Additive manufacturing (AM) is known for its rapid heating and cooling cycles, which causes produced parts to have complicated thermal histories. The addition of each layer in this process, introduces a steep thermal gradient, which in turn influences the residual stresses and geometrical accuracy of then final parts. This is further intensified in directed energy deposition (DED), in which the thermal gradients and melt pools tend to be higher and larger respectively. Given that the occurrence of these repetitive heating cycles is inevitable, it is advised to try to minimize the temperature gradient in every cycle. This would have the effect of reducing the residual stresses and consequently help with achieving higher geometrical accuracy in the fabricated component.
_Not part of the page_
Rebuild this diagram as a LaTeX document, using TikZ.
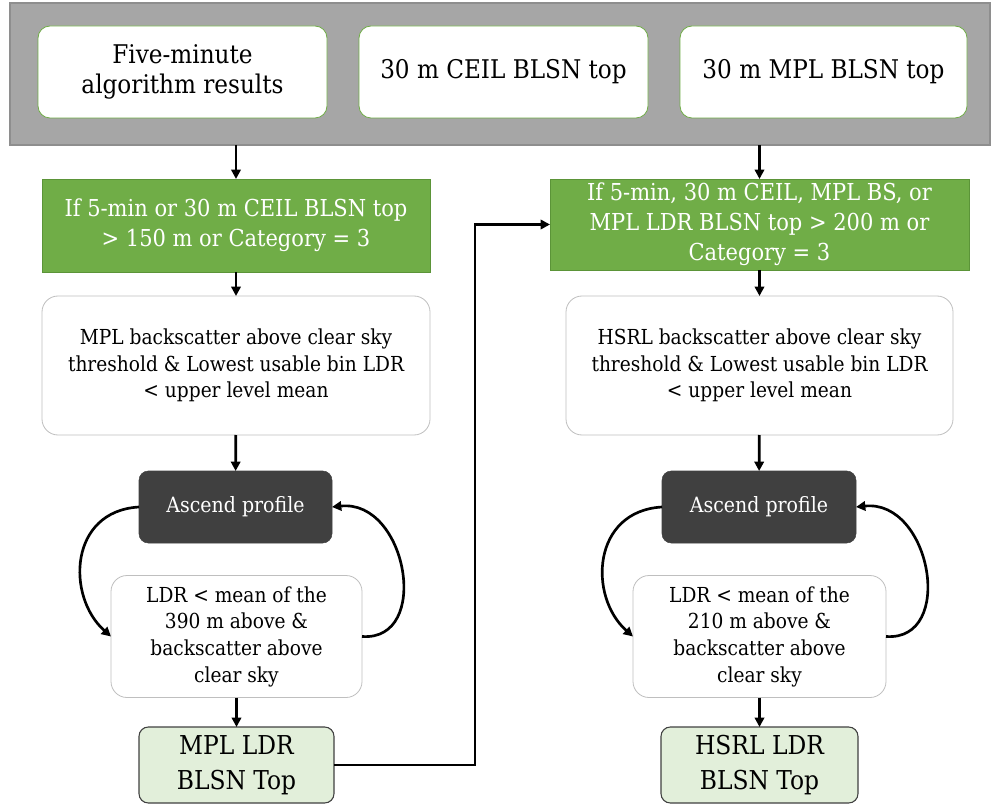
\documentclass[tikz,border=0pt]{standalone}
\usepackage{fontspec}
\setmainfont{DejaVu Serif Condensed}
\usetikzlibrary{arrows.meta,calc}
\definecolor{bannergray}{HTML}{A6A6A6}
\definecolor{bannerline}{HTML}{8E8E8E}
\definecolor{leafgreen}{HTML}{70AD47}
\definecolor{leafline}{HTML}{5B9438}
\definecolor{darkbox}{HTML}{404040}
\definecolor{palegreen}{HTML}{E2EFDA}
\definecolor{softline}{HTML}{BFBFBF}
\begin{document}
\begin{tikzpicture}[x=0.75pt,y=-0.75pt,
  every node/.style={inner sep=0pt,outer sep=0pt,align=center},
  banner/.style={draw=bannerline,fill=bannergray,line width=0.8pt},
  inbox/.style={draw=leafgreen,fill=white,rounded corners=9pt,line width=0.6pt,
    font=\fontsize{19.3}{23}\selectfont},
  cond/.style={draw=leafline,fill=leafgreen,line width=0.6pt,text=white,
    font=\fontsize{17.5}{22.5}\selectfont},
  test/.style={draw=softline,fill=white,rounded corners=12pt,line width=0.6pt,
    font=\fontsize{15.5}{20}\selectfont},
  loopbox/.style={draw=darkbox,fill=darkbox,rounded corners=7pt,text=white,
    font=\fontsize{15.8}{20}\selectfont},
  result/.style={draw=darkbox,fill=palegreen,rounded corners=7pt,line width=0.8pt,
    font=\fontsize{19.5}{26}\selectfont},
  arr/.style={line width=2pt,-{Triangle[length=7pt,width=7pt]}},
  link/.style={line width=2pt}]
\useasboundingbox (0,0) rectangle (992,805);

% input banner
\node[banner,minimum width={980*0.75pt},minimum height={142*0.75pt}] (banner) at (500,74) {};
\node[inbox,minimum width={289*0.75pt},minimum height={92*0.75pt}] (t1) at (182.5,72) {Five-minute\\algorithm results};
\node[inbox,minimum width={289*0.75pt},minimum height={92*0.75pt}] (t2) at (503.5,72) {30 m CEIL BLSN top};
\node[inbox,minimum width={287*0.75pt},minimum height={92*0.75pt}] (t3) at (823.5,72) {30 m MPL BLSN top};

% MPL column
\node[cond,minimum width={388*0.75pt},minimum height={93*0.75pt}] (g1) at (236,225.5) {If 5-min or 30 m CEIL BLSN top\\> 150 m or Category = 3};
\node[test,minimum width={388*0.75pt},minimum height={139*0.75pt}] (w1) at (236,365.5) {MPL backscatter above clear sky\\threshold \& Lowest usable bin LDR\\< upper level mean};
\node[loopbox,minimum width={193*0.75pt},minimum height={72*0.75pt}] (a1) at (235.5,507) {Ascend profile};
\node[test,minimum width={251*0.75pt},minimum height={122*0.75pt}] (l1) at (236.5,636.5) {LDR < mean of the\\390 m above \&\\backscatter above\\clear sky};
\node[result,minimum width={195*0.75pt},minimum height={76*0.75pt}] (r1) at (236.5,765) {MPL LDR\\BLSN Top};

% HSRL column
\node[cond,minimum width={419*0.75pt},minimum height={91*0.75pt}] (g2) at (759.5,224.5) {If 5-min, 30 m CEIL, MPL BS, or\\MPL LDR BLSN top > 200 m or\\Category = 3};
\node[test,minimum width={387*0.75pt},minimum height={139*0.75pt}] (w2) at (759.5,365.5) {HSRL backscatter above clear sky\\threshold \& Lowest usable bin LDR\\< upper level mean};
\node[loopbox,minimum width={194*0.75pt},minimum height={72*0.75pt}] (a2) at (759,507) {Ascend profile};
\node[test,minimum width={253*0.75pt},minimum height={122*0.75pt}] (l2) at (759.5,636.5) {LDR < mean of the\\210 m above \&\\backscatter above\\clear sky};
\node[result,minimum width={197*0.75pt},minimum height={76*0.75pt}] (r2) at (759.5,765) {HSRL LDR\\BLSN Top};

% straight flow
\draw[arr] (g1.north |- banner.south) -- (g1.north);
\draw[arr] (g1) -- (w1);
\draw[arr] (w1) -- (a1);
\draw[arr] (l1) -- (r1);
\draw[arr] (g2.north |- banner.south) -- (g2.north);
\draw[arr] (g2) -- (w2);
\draw[arr] (w2) -- (a2);
\draw[arr] (l2) -- (r2);

% ascend loops
\draw[arr] (a1.west) .. controls +(-70,4) and +(-45,-40) .. (l1.west);
\draw[arr] (l1.east) .. controls +(70,5) and +(75,-8) .. (a1.east);
\draw[arr] (a2.west) .. controls +(-70,4) and +(-45,-40) .. (l2.west);
\draw[arr] (l2.east) .. controls +(70,5) and +(75,-8) .. (a2.east);

% MPL result feeds the HSRL condition
\coordinate (bend) at (475,765);
\draw[arr] (r1.east) -- (bend) |- (g2.west);
\end{tikzpicture}
\end{document}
Controlling the pause between the deposition of successive layers, known as the interlayer dwell time, presents a straightforward method for managing thermal conditions. Introducing a pause between layers can allow excess heat to dissipate before the addition of the subsequent layer, thereby reducing heat accumulation [1, 2, 3]. On the other hand, a dwell time that is too long can lead to the significant cooling of previously deposited layers, which then creates a high thermal gradient as the next layer is deposited [4, 5]. This parameter is significantly important when manufacturing large components, where the time gap between successive layers can be substantial [6]. Despite its ease of adjustment, interlayer dwell time remains under-investigated, especially for stainless steel 316L. This knowledge gap is highlighted by a study reporting contradictory effects for 10s and 20s dwell times [5].

In this work, multiple thin-wall samples are first deposited under identical conditions and then heat treated to remove residual stresses. These stress-free pre-walls serve as reference bases for Digital Image Correlation (DIC) analysis, enabling a direct comparison of deformation across samples. Each wall is then repositioned, and a post-wall is deposited under different interlayer dwell time settings. By analysing how each post-wall deposition affects deformation of the stress free pre-walls, we aim to find the dwell time value that caused the least amount of distortion in the samples. The aim is to find a dwell time that, on one hand, minimizes thermal accumulation and on the other does not reduce the temperature of the part so much as to introduce a significantly higher thermal gradients than if no dwell time was introduced.

References

[1] S. H. I. Jingjing; Journal of Advanced Manufacturing Science and Technology, 2024, 4, 2024015-2024015.

[2] Y. Zhao; Additive Manufacturing, 2020, 32, 100935.

[3] Y. Su; International Journal of Mechanical Sciences, 2024, 280, 109519.

[4] A. Kumar; Materials Chemistry and Physics, 2025, 340, 130807.

[5] G. Piscopo; Lasers in Manufacturing and Materials Processing, 2024, 11, 419-436.

[6] Z. Wang; Materials & Design, 2017, 113, 169-177.